A turtle that was illegally taken from the wild and can no longer be released now has a home in the lobby at Washington State University’s Veterinary Teaching Hospital for what could be the next 20 years.
The turtle is Bruce, a native western painted turtle that was captured as a juvenile to be a pet and later brought to WSU’s Veterinary Teaching Hospital after her capturer was unable to properly care for the reptile.
After five years in captivity, Bruce is now unreleasable.
“When we spoke with the Washington Department of Fish and Wildlife, they were not keen on this turtle being released because who knows what it was exposed to while in captivity,” said Dr. Marcie Logsdon, a WSU exotics veterinarian. “As wildlife rehabilitators, we focus a lot on individual animals, but the health of the larger population always has to be kept in mind.”
After consulting with WDFW the decision was made to keep Bruce as an educational ambassador at WSU where she could enjoy a comfortable life and help her species by increasing public awareness of the issues facing turtles in this area.
For the past year, Bruce, named by her capturer who was unaware of her sex, has spent her days inside a roughly 2-foot-by-3-foot tank at WSU. That changed last week, when the turtle received a gift from a fellow Coug alumna and veterinarian.
“The story just grabbed at me,” said Dr. Ginny Logsdon (’84 DVM), Marcie’s mother. “That turtle has a job to do – to educate people – and she’s not doing that in the exotics ward where no one sees her.”
So, Ginny, a mostly retired house call veterinarian in the Lewiston-Clarkston Valley, set a goal for herself and the turtle she’d never met.
For every patient she saw, she put $15 away, and sometimes, she just put it all away.
She also took on extra calls.
The cost of the custom-built, 139-gallon aquarium and stand by Custom Aquariums, equipped with its own filtration system, was just over $5,300.
“It took nine months,” she said. “It’s been a long couple years with everything going on, and this was a fun goal for me to concentrate on.”
For the 1.5-pound turtle and the clients in the lobby, the tank is energizing.
“She has a lot of fun swimming; she’s laid back; she doesn’t seem to mind people and she is fairly active in her enclosure,” Marcie said. “She has always brightened everyone’s day around her. I think that is especially true now.”
The larger enclosure, now visible in the hospital, is a great opportunity to educate the public on wildlife and it allows Bruce to do her job as an educational ambassador for the hospital. Her educational mission is two-fold: her display focuses on the importance of not kidnapping healthy wildlife and on the harm of releasing non-native species such as pet store turtles into the wild where they can have negative impacts on native populations.

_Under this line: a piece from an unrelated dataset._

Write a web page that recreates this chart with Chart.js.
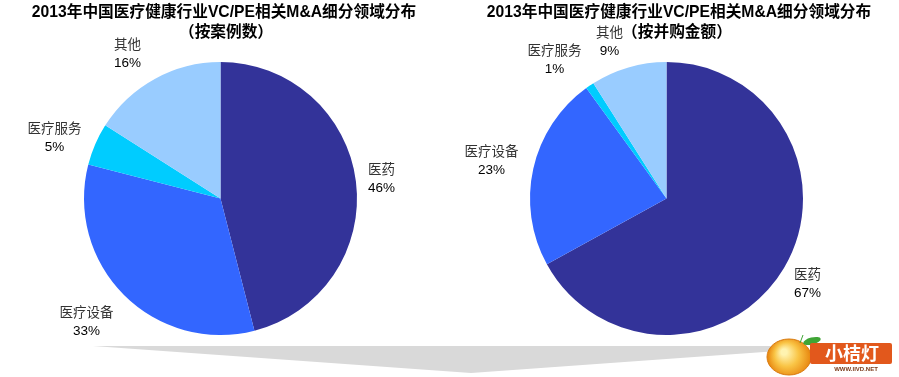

The enclosure will also allow her to show off her beautiful salmon-colored underside western painted turtles feature.
Originally, WSU veterinarians said whoever donates to the enclosure would get to suggest names for the young reptile that could live another two decades.
“You know, I know she’s a girl, but I kind of like Bruce,” Ginny said. “And that’s what I’ve been referring to her for all these months.”
WSU veterinarians remind the public that taking wildlife captive is illegal.
“We love Bruce, but she is an unfortunate reminder that wildlife should always be left in their natural habitat,” Marcie said. “Even in cases of suspected injured or orphaned wildlife, always seek help from a local wildlife agent or veterinarian before intervening – call first.”